Stalwart of the industry Netflix managed to hold strong in the face of increased comeptition and it shows in Q4 2019 being the firm’s most successful quarter of the year.
Revenue for the quarter amounted to $5.4 billion. That figure was helped along by a total of 8.76 million new paying subscribers.
That growth in subscribers is global, however, and growth in Netflix’s home country is slowing dramatically.
Paid subscribers in the US grew by just over 420 000. Back in 2018 this growth sat at 1.53 million which is rather concerning and Netflix has noted that by being cautious for the Q1 2020.
“Our Q1’20 forecast reflects the continued, slightly elevated churn levels we are seeing in the US plus an expectation for more balanced paid net adds across Q1 and Q2 this year, with seasonality more similar to 2018 than 2019. This is due in part to the timing of last year’s price changes and a strong upcoming Q2 content slat,” said Netflix.
Comparatively, international subscribers grew by 8.33 million, a little over one million more than the same period in 2018.
The international market then is a key focus for Netflix given the potential growth. That growth, according to its earnings filing, might just be mobile-only plans.
Netflix debuted a mobile-only streaming plan in India in 2019 before expanding the offering to Malaysia and Indonesia. This move has yielded “incremental subscriber growth” but the important thing is subscriber retention.
“We expect the mobile-only plan to be revenue-positive which will allow us to further invest in content to be enjoyed by our members and continue to feed the virtuous cycle.
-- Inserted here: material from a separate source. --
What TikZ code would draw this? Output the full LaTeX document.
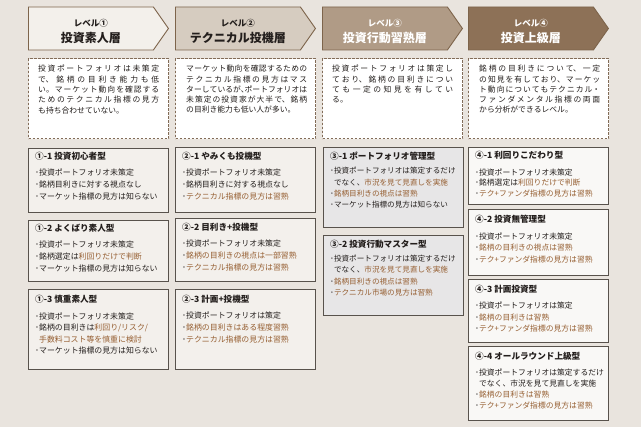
\documentclass[tikz,border=0pt]{standalone}
\usepackage{fontspec}
\setmainfont{Noto Sans CJK JP}
\usepackage{tikz}
\usetikzlibrary{positioning,shapes.symbols}
\definecolor{pagebg}{RGB}{233,228,222}
\definecolor{lvedge}{RGB}{125,100,75}
\definecolor{lvone}{RGB}{243,240,235}
\definecolor{lvtwo}{RGB}{214,204,192}
\definecolor{lvthree}{RGB}{176,155,134}
\definecolor{lvfour}{RGB}{141,113,87}
\definecolor{dashbrown}{RGB}{130,108,88}
\definecolor{typeedge}{RGB}{88,82,76}
\definecolor{typefill}{RGB}{243,240,236}
\definecolor{typegray}{RGB}{231,230,231}
\definecolor{typewhite}{RGB}{249,248,246}
\definecolor{textdark}{RGB}{35,30,28}
\definecolor{tbrown}{RGB}{150,95,50}
\XeTeXlinebreaklocale "ja"
\XeTeXlinebreakskip=0pt plus 3pt
\parindent=0pt
\newcommand{\hlb}[1]{\textcolor{tbrown}{#1}}
\newcommand{\typetitle}[1]{{\bfseries\fontsize{8.6}{12}\selectfont #1}}

\tikzset{
  lvhead/.style={shape=signal, signal to=east, signal pointer angle=110, draw=lvedge, line width=0.9pt,
    minimum width=140pt, minimum height=43pt, align=center, inner sep=0pt, anchor=west,
    font=\fontsize{12}{15.5}\selectfont\bfseries},
  descbox/.style={draw=dashbrown, line width=1.1pt, dash pattern=on 2.6pt off 1.4pt, fill=white,
    anchor=north west, minimum width=140pt, minimum height=80pt, inner sep=0pt},
  desctext/.style={anchor=north west, inner sep=0pt, text width=121pt, align=justify,
    font=\fontsize{7.8}{10.3}\selectfont, text=textdark},
  typebox/.style={draw=typeedge, line width=0.9pt, anchor=north west, minimum width=140pt, inner sep=0pt},
  typetext/.style={anchor=north west, inner sep=0pt, align=left, font=\fontsize{7.9}{12}\selectfont, text=textdark}
}

\begin{document}
\begin{tikzpicture}[x=1pt,y=-1pt]
  \fill[pagebg] (0,0) rectangle (641,427);
  \useasboundingbox (0,0) rectangle (641,427);

  %--- Level headers ---
  \node[lvhead, fill=lvone, text=textdark] (lv1) at (28,28.5) {\rule{0pt}{13.5pt}{\fontsize{8.5}{10}\selectfont レベル①}\\投資素人層};
  \node[lvhead, fill=lvtwo, text=textdark] (lv2) at (175,28.5) {\rule{0pt}{13.5pt}{\fontsize{8.5}{10}\selectfont レベル②}\\テクニカル投機層};
  \node[lvhead, fill=lvthree, text=white] (lv3) at (322,28.5) {\rule{0pt}{13.5pt}{\fontsize{8.5}{10}\selectfont レベル③}\\投資行動習熟層};
  \node[lvhead, fill=lvfour, text=white] (lv4) at (468,28.5) {\rule{0pt}{13.5pt}{\fontsize{8.5}{10}\selectfont レベル④}\\投資上級層};

  %--- Descriptions ---
  \node[descbox] (d1) at (28,58) {};
  \node[desctext] (d1t) at ([xshift=10pt,yshift=-7pt]d1.north west) {投資ポートフォリオは未策定\linebreak で、銘柄の目利き能力も低\linebreak い。マーケット動向を確認する\linebreak ためのテクニカル指標の見方\linebreak も持ち合わせていない。};
  \node[descbox] (d2) at (175,58) {};
  \node[desctext] (d2t) at ([xshift=11pt,yshift=-7pt]d2.north west) {マーケット動向を確認するための\linebreak テクニカル指標の見方はマス\linebreak ターしているが、\kern-4pt ポートフォリオは\linebreak 未策定の投資家が大半で、銘柄\linebreak の目利き能力も低い人が多い。};
  \node[descbox] (d3) at (322,58) {};
  \node[desctext] (d3t) at ([xshift=10pt,yshift=-7pt]d3.north west) {投資ポートフォリオは策定し\linebreak ており、銘柄の目利きについ\linebreak ても一定の知見を有してい\linebreak る。};
  \node[descbox] (d4) at (468,58) {};
  \node[desctext] (d4t) at ([xshift=11pt,yshift=-7pt]d4.north west) {銘柄の目利きについて、一定\linebreak の知見を有しており、マーケッ\linebreak ト動向についてもテクニカル・\linebreak ファンダメンタル指標の両面\linebreak から分析ができるレベル。};

  %--- Level 1 types ---
  \node[typebox, fill=typefill, minimum height=64pt] (t11) at (28,148) {};
  \node[typetext] at ([xshift=7pt,yshift=-4pt]t11.north west) {\typetitle{①-1 投資初心者型}\\[4pt]･投資ポートフォリオ未策定\\･銘柄目利きに対する視点なし\\･マーケット指標の見方は知らない};
  \node[typebox, fill=typefill, minimum height=61pt] (t12) at (28,220) {};
  \node[typetext] at ([xshift=7pt,yshift=-4pt]t12.north west) {\typetitle{①-2 よくばり素人型}\\[4pt]･投資ポートフォリオ未策定\\･銘柄選定は\hlb{利回りだけで判断}\\･マーケット指標の見方は知らない};
  \node[typebox, fill=typefill, minimum height=80pt] (t13) at (28,289) {};
  \node[typetext, font=\fontsize{7.9}{11.5}\selectfont] at ([xshift=7pt,yshift=-6pt]t13.north west) {\typetitle{①-3 慎重素人型}\\[5pt]･投資ポートフォリオ未策定\\･銘柄の目利きは\hlb{利回り/リスク/}\\\hspace*{0.5em}\hlb{手数料コスト等を慎重に検討}\\･マーケット指標の見方は知らない};

  %--- Level 2 types ---
  \node[typebox, fill=typefill, minimum height=65pt] (t21) at (175,147) {};
  \node[typetext] at ([xshift=7pt,yshift=-5pt]t21.north west) {\typetitle{②-1 やみくも投機型}\\[4pt]･投資ポートフォリオ未策定\\･銘柄目利きに対する視点なし\\･\hlb{テクニカル指標の見方は習熟}};
  \node[typebox, fill=typefill, minimum height=63pt] (t22) at (175,218) {};
  \node[typetext] at ([xshift=7pt,yshift=-5pt]t22.north west) {\typetitle{②-2 目利き+投機型}\\[4pt]･投資ポートフォリオ未策定\\･\hlb{銘柄の目利きの視点は一部習熟}\\･\hlb{テクニカル指標の見方は習熟}};
  \node[typebox, fill=typefill, minimum height=80pt] (t23) at (175,289) {};
  \node[typetext] at ([xshift=7pt,yshift=-6pt]t23.north west) {\typetitle{②-3 計画+投機型}\\[4pt]･投資ポートフォリオは策定\\･\hlb{銘柄の目利きはある程度習熟}\\･\hlb{テクニカル指標の見方は習熟}};

  %--- Level 3 types ---
  \node[typebox, fill=typegray, minimum height=80pt] (t31) at (323,147) {};
  \node[typetext, font=\fontsize{7.6}{11.2}\selectfont] at ([xshift=7pt,yshift=-5pt]t31.north west) {\typetitle{③-1 ポートフォリオ管理型}\\[3pt]･投資ポートフォリオは策定するだけ\\\hspace*{0.5em}でなく、\hlb{市況を見て見直しを実施}\\･\hlb{銘柄目利きの視点は習熟}\\･マーケット指標の見方は知らない};
  \node[typebox, fill=typegray, minimum height=80pt] (t32) at (323,235) {};
  \node[typetext, font=\fontsize{7.6}{11.2}\selectfont] at ([xshift=7pt,yshift=-5pt]t32.north west) {\typetitle{③-2 投資行動マスター型}\\[3pt]･投資ポートフォリオは策定するだけ\\\hspace*{0.5em}でなく、\hlb{市況を見て見直しを実施}\\･\hlb{銘柄目利きの視点は習熟}\\･\hlb{テクニカル市場の見方は習熟}};

  %--- Level 4 types ---
  \node[typebox, fill=typewhite, minimum height=57pt] (t41) at (468,147) {};
  \node[typetext, font=\fontsize{7.8}{10.5}\selectfont] at ([xshift=7pt,yshift=-4pt]t41.north west) {\typetitle{④-1 利回りこだわり型}\\[6pt]･投資ポートフォリオ未策定\\･銘柄選定は\hlb{利回りだけで判断}\\･\hlb{テク+ファンダ指標の見方は習熟}};
  \node[typebox, fill=typewhite, minimum height=66pt] (t42) at (468,209) {};
  \node[typetext, font=\fontsize{7.8}{11.5}\selectfont] at ([xshift=7pt,yshift=-6pt]t42.north west) {\typetitle{④-2 投資無管理型}\\[5pt]･投資ポートフォリオ未策定\\･\hlb{銘柄の目利きの視点は習熟}\\･\hlb{テク+ファンダ指標の見方は習熟}};
  \node[typebox, fill=typewhite, minimum height=63pt] (t43) at (468,279) {};
  \node[typetext, font=\fontsize{7.8}{11.3}\selectfont] at ([xshift=7pt,yshift=-6pt]t43.north west) {\typetitle{④-3 計画投資型}\\[5pt]･投資ポートフォリオは策定\\･\hlb{銘柄の目利きは習熟}\\･\hlb{テク+ファンダ指標の見方は習熟}};
  \node[typebox, fill=typewhite, minimum height=74pt] (t44) at (468,346) {};
  \node[typetext, font=\fontsize{7.8}{11}\selectfont] at ([xshift=7pt,yshift=-6pt]t44.north west) {\typetitle{④-4 オールラウンド上級型}\\[5pt]･投資ポートフォリオは策定するだけ\\\hspace*{0.5em}でなく、市況を見て見直しを実施\\･\hlb{銘柄の目利きは習熟}\\･\hlb{テク+ファンダ指標の見方は習熟}};
\end{tikzpicture}
\end{document}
We plan to continue to test adding this plan, as well as additional ideas in other countries around the world,” Netflix said.
It’s also worth remembering that services such as Disney+ are not available in certain regions and weren’t for the majority of the last quarter. Should Disney’s service launch in more territories, we may just have a fight on our hands.
With increased competition it will be interesting to see these figures a year from now but for the time being Netflix appears strong and that’s all that really matters.